Goudeau need only show a causal connection between the injury and the covered
vehicle. The Texas Supreme Court disagreed, holding that the cases cited by
the court of appeals involved policy provisions which required the claim "arise
out of" the use of a motor vehicle. In summary, though a covered car has a causal
connection to an accident, this does not necessarily mean that everyone injured
must have been "occupying" the covered car.
The Case Law
The Texas Supreme Court pointed out that the law of other states on this
question is vast and varied. The various surrogate tests for determining whether
one is "occupying" a vehicle include:
- A four-pronged test requiring (1) a causal connection between the injury
and insured vehicle, (2) reasonably close geographic proximity to the vehicle,
(3) vehicle-orientation rather than highway-orientation or sidewalk-orientation,
and (4) engagement in transaction essential to use of the vehicle.
- A three-pronged test rejected the fourth prong of the four-prong test
above.
- A position-of-safety test—a passenger is in the process of getting out
of a vehicle and thus occupying the vehicle until he or she reaches a position
of safety away from the car.
- A severed-relationship test—a plaintiff occupies a vehicle until they
sever their relationship with the vehicle.
- A chain-of-events test—a plaintiff occupies a vehicle if the insured
vehicle "started the chain of events" that resulted in the injury.
- A substantial-nexus test—a plaintiff occupies a vehicle if he or she
establishes a substantial nexus between the insured vehicle and the injury
sustained.
- A reasonable-relationship test—a plaintiff occupies a vehicle if actions
were directly and reasonably related to the operation and use of the insured
vehicle.
- A close-proximity test—plaintiff must be in close proximity to the vehicle
to constitute "occupying" it.
- A vehicle-orientation test—a plaintiff occupies a vehicle if he or she
is engaged in a transaction oriented to the use of the covered auto at the
time of the accident.
- A close-proximity or vehicle-use
test—a person is considered an occupant of the covered vehicle if he or
she is either (a) within a reasonable geographic perimeter of the vehicle,
or (b) engaged in a task related to the operation of the vehicle.
- A close-proximity and vehicle-use
test—the court determines whether a plaintiff was occupying a vehicle based
on geographical proximity and the orientation of the claimant's activities.
- A plain-and-ordinary-meaning test.
The Decision
The court determined that though the goal is to strive for uniform construction
when the same policy language is used in many other states, the variety of tests
already in use rendered uniformity impossible.
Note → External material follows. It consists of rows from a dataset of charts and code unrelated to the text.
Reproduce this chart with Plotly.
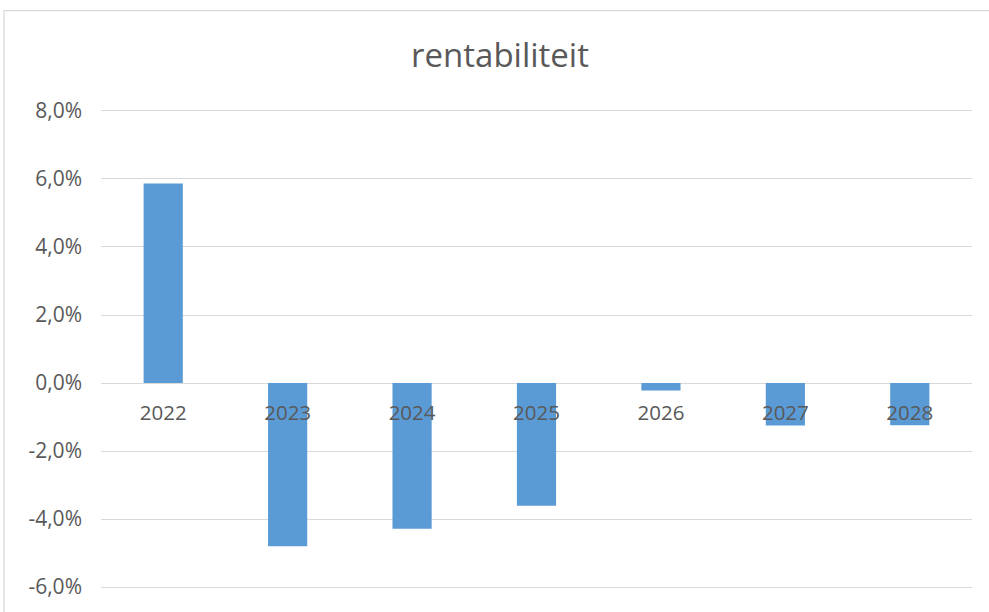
import plotly.graph_objects as go

years = ["2022", "2023", "2024", "2025", "2026", "2027", "2028"]
rentabiliteit = [0.0587, -0.0480, -0.0429, -0.0361, -0.0022, -0.0125, -0.0124]
y_ticks = [-0.06, -0.04, -0.02, 0.0, 0.02, 0.04, 0.06, 0.08]
y_tick_labels = ["-6,0%", "-4,0%", "-2,0%", "0,0%", "2,0%", "4,0%", "6,0%", "8,0%"]

W, H = 989, 612
PAD = 2  # extra pixels beyond the outer gridlines so they are drawn
y_lo, y_hi = -0.06, 0.08
per_px = (y_hi - y_lo) / (590 - 111)
L, R, T, B = 101, 17, 111 - PAD, 22 - PAD
pw, ph = W - L - R, H - T - B
rng = [y_lo - PAD * per_px, y_hi + PAD * per_px]

def px_x(x):
    return (x - L) / pw

def px_y(y):
    return (H - B - y) / ph

fig = go.Figure(go.Bar(
    x=years, y=rentabiliteit,
    marker=dict(color="#5B9BD5", line=dict(width=0)),
    width=0.315,
    hoverinfo="x+y",
))

fig.update_layout(
    width=W, height=H,
    margin=dict(l=L, r=R, t=T, b=B),
    paper_bgcolor="white", plot_bgcolor="white",
    showlegend=False,
    font=dict(family="Open Sans, Liberation Sans, sans-serif", color="#595959"),
    title=dict(text="rentabiliteit", x=px_x(500), xref="paper", xanchor="center",
               y=1 - 55 / H, yanchor="middle",
               font=dict(size=33, color="#595959")),
    xaxis=dict(anchor="free", position=(0 - rng[0]) / (rng[1] - rng[0]),
               showgrid=False, showline=False,
               ticks="", tickfont=dict(size=20.5, color="#595959"),
               ticklabelstandoff=15, range=[-0.5, 6.5]),
    yaxis=dict(range=rng, tickvals=y_ticks, ticktext=y_tick_labels,
               showgrid=True, gridcolor="#D9D9D9", gridwidth=1.3,
               zeroline=True, zerolinecolor="#D9D9D9", zerolinewidth=1.3,
               showline=False, ticks="", ticklabelstandoff=18,
               tickfont=dict(size=21, color="#595959")),
    shapes=[dict(type="rect", xref="paper", yref="paper",
                 x0=px_x(4), x1=px_x(1100), y0=px_y(700), y1=px_y(10),
                 line=dict(color="#D9D9D9", width=1.3), fillcolor="rgba(0,0,0,0)",
                 layer="below")],
)

fig.write_html("out.html", config={"displayModeBar": False},
               post_script="document.body.style.margin='0';")
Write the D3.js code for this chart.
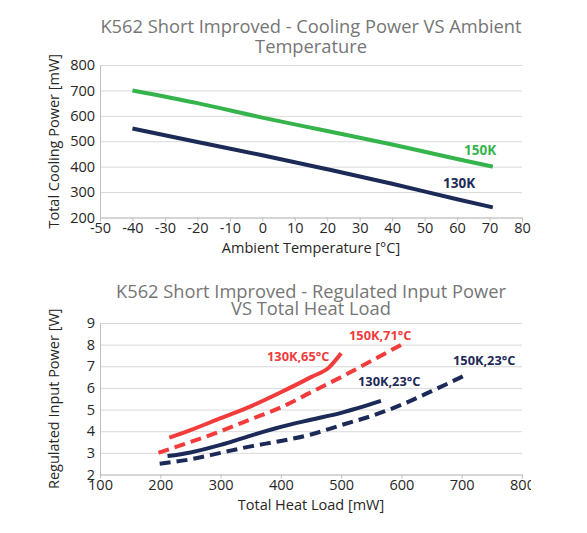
<!DOCTYPE html>
<html>
<head>
<meta charset="utf-8">
<script src="https://cdn.jsdelivr.net/npm/d3@7"></script>
<style>
  body { margin: 0; background: #fff; }
  text { font-family: "Open Sans", "Noto Sans", sans-serif; }
</style>
</head>
<body>
<div id="chart"></div>
<script>
// ---- top chart: cooling power vs ambient temperature ----
var ambientTemp = [-40, -20, 0, 20, 40, 60, 71];
var cooling150K = [700, 650, 593, 540, 487, 430, 400];
var cooling130K = [550, 497, 445, 390, 333, 272, 240];
var tempTicks = [-50, -40, -30, -20, -10, 0, 10, 20, 30, 40, 50, 60, 70, 80];
var coolTicks = [200, 300, 400, 500, 600, 700, 800];

// ---- bottom chart: regulated input power vs heat load ----
var load130K65 = [215, 250, 300, 350, 400, 450, 480, 500];
var power130K65 = [3.7, 4.05, 4.6, 5.15, 5.8, 6.5, 6.95, 7.6];
var load150K71 = [197, 250, 300, 350, 400, 450, 500, 550, 600];
var power150K71 = [3.0, 3.5, 4.0, 4.55, 5.1, 5.8, 6.5, 7.25, 8.0];
var load130K23 = [212, 250, 300, 350, 400, 450, 500, 566];
var power130K23 = [2.85, 3.02, 3.37, 3.8, 4.2, 4.53, 4.85, 5.4];
var load150K23 = [199, 250, 300, 350, 400, 450, 500, 550, 600, 650, 703];
var power150K23 = [2.5, 2.7, 3.0, 3.3, 3.55, 3.85, 4.28, 4.7, 5.22, 5.85, 6.55];
var loadTicks = [100, 200, 300, 400, 500, 600, 700, 800];
var powerTicks = [2, 3, 4, 5, 6, 7, 8, 9];

var green = "#35b44c", navy = "#1c2a58", red = "#f23b3b";

var svg = d3.select("#chart")
    .append("svg")
        .attr("width", 587)
        .attr("height", 533);

function pts(xs, ys){
    return xs.map(function(d, i){ return { x: d, y: ys[i] }; });
}

function plain(d){ return String(d); }   // keep "-50", not the unicode minus

function drawChart(config){
    var g = svg.append("g");
    if (config.clipRight) {
        svg.append("clipPath").attr("id", config.id + "-clip")
            .append("rect")
            .attr("x", 0).attr("y", config.top - 80)
            .attr("width", config.clipRight).attr("height", 300);
        g.attr("clip-path", "url(#" + config.id + "-clip)");
    }

    var x = d3.scaleLinear().domain(config.xDomain).range([config.left, config.right]);
    var y = d3.scaleLinear().domain(config.yDomain).range([config.bottom, config.top]);

    // grid
    g.append("g")
        .attr("transform", "translate(" + config.left + ",0)")
        .call(d3.axisLeft(y).tickValues(config.yTicks).tickSize(-(config.right - config.left)).tickFormat(""))
        .call(function(a){ a.select(".domain").remove(); })
        .selectAll("line").attr("stroke", "#d9d9d9").attr("stroke-width", 1);

    // y axis
    var yAx = g.append("g")
        .attr("transform", "translate(" + config.left + ",0)")
        .call(d3.axisLeft(y).tickValues(config.yTicks).tickFormat(plain).tickSize(0).tickPadding(5));
    yAx.select(".domain").attr("stroke", "#bfbfbf");
    yAx.selectAll("text")
        .attr("font-family", "Open Sans")
        .attr("font-size", "14.5px")
        .attr("fill", "#262626");

    // x axis
    var xAx = g.append("g")
        .attr("transform", "translate(0," + config.bottom + ")")
        .call(d3.axisBottom(x).tickValues(config.xTicks).tickFormat(plain).tickSize(4).tickSizeOuter(0));
    xAx.select(".domain").attr("stroke", "#bfbfbf");
    xAx.selectAll("line").attr("stroke", "#bfbfbf");
    xAx.selectAll("text")
        .attr("y", 15.5).attr("dy", 0)
        .attr("font-family", "Open Sans")
        .attr("font-size", "14.5px")
        .attr("fill", "#262626");

    // titles, two lines in one text element
    var cx = (config.left + config.right) / 2;
    var title = g.append("text")
        .attr("x", cx)
        .attr("y", config.titleY)
        .attr("text-anchor", "middle")
        .attr("font-size", "18.3px")
        .attr("fill", "#767676");
    config.title.forEach(function(t, i){
        title.append("tspan")
            .attr("x", cx)
            .attr("dy", i == 0 ? 0 : config.titleGap)
            .text(t);
    });

    g.append("text")
        .attr("transform", "translate(" + (config.left - 41) + "," + ((config.top + config.bottom) / 2) + ") rotate(-90)")
        .attr("text-anchor", "middle")
        .attr("font-size", "14.5px")
        .attr("fill", "#262626")
        .text(config.yLabel);

    g.append("text")
        .attr("x", cx)
        .attr("y", config.bottom + 35)
        .attr("text-anchor", "middle")
        .attr("font-size", "14.5px")
        .attr("fill", "#262626")
        .text(config.xLabel);

    var line = d3.line()
        .curve(d3.curveMonotoneX)
        .x(function(d){ return x(d.x); })
        .y(function(d){ return y(d.y); });

    config.series.forEach(function(s){
        g.append("path")
            .datum(s.data)
            .attr("d", line)
            .attr("fill", "none")
            .attr("stroke", s.color)
            .attr("stroke-width", 4)
            .attr("stroke-dasharray", s.dash ? "11,6" : null);

        g.append("text")
            .attr("x", s.lx)
            .attr("y", s.ly)
            .attr("font-size", s.size || "13.5px")
            .attr("font-weight", "bold")
            .attr("fill", s.color)
            .text(s.name);
    });
}

drawChart({
    id: "cool",
    left: 100, right: 522, top: 65, bottom: 217.5,
    xDomain: [-50, 80], yDomain: [200, 800],
    xTicks: tempTicks, yTicks: coolTicks,
    title: ["K562 Short Improved - Cooling Power VS Ambient", "Temperature"],
    titleY: 33.3, titleGap: 19.4,
    yLabel: "Total Cooling Power [mW]",
    xLabel: "Ambient Temperature [°C]",
    series: [
        { name: "150K", color: green, data: pts(ambientTemp, cooling150K), lx: 464, ly: 155 },
        { name: "130K", color: navy, data: pts(ambientTemp, cooling130K), lx: 443, ly: 187.5 }
    ]
});

drawChart({
    id: "power",
    left: 100, right: 522, top: 323, bottom: 474.5,
    xDomain: [100, 800], yDomain: [2, 9],
    xTicks: loadTicks, yTicks: powerTicks,
    clipRight: 531,
    title: ["K562 Short Improved - Regulated Input Power", "VS Total Heat Load"],
    titleY: 298, titleGap: 17,
    yLabel: "Regulated Input Power [W]",
    xLabel: "Total Heat Load [mW]",
    series: [
        { name: "130K,65°C", color: red, dash: false, data: pts(load130K65, power130K65), lx: 267, ly: 361, size: "12.8px" },
        { name: "150K,71°C", color: red, dash: true, data: pts(load150K71, power150K71), lx: 349, ly: 340, size: "12.8px" },
        { name: "130K,23°C", color: navy, dash: false, data: pts(load130K23, power130K23), lx: 358, ly: 386, size: "12.8px" },
        { name: "150K,23°C", color: navy, dash: true, data: pts(load150K23, power150K23), lx: 453, ly: 365, size: "12.8px" }
    ]
});
</script>
</body>
</html>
Based on Texas case law, the court
determined it was required to construe insurance policies according to their
plain language, using the ordinary, everyday meaning. The court determined that
Mr. Goudeau was not "occupying" the car based on the plain meaning of the language
used in the policy. Mr. Goudeau had exited the car, closed the door, walked
around the front, and only after these steps away from "occupying" did the vehicle
smashed into him. The court did not find him to have been "occupying" the vehicle
even if after the collision he ended partly "upon" it.
Conclusion
This decision signals that Texas is becoming further entrenched in the plain-and-ordinary
meaning test, regardless if it favors the insured or insurer. See
Don's Building Supply, Inc. v. OneBeacon Ins. Co.,
No. 07-0639 (Tex. Aug. 29, 2008); Lamar Homes, Inc.
v. Mid-Continent Cas. Co., 242 S.W.3d 1 (Tex. 2007). Insurers that desire
specific meaning of a term are advised to attach a specific definition. Insureds
typically do not have this luxury and should be mindful that Texas courts—as
well as courts in most states—will follow a rule of construction in the first
instance that does not necessarily benefit the insured.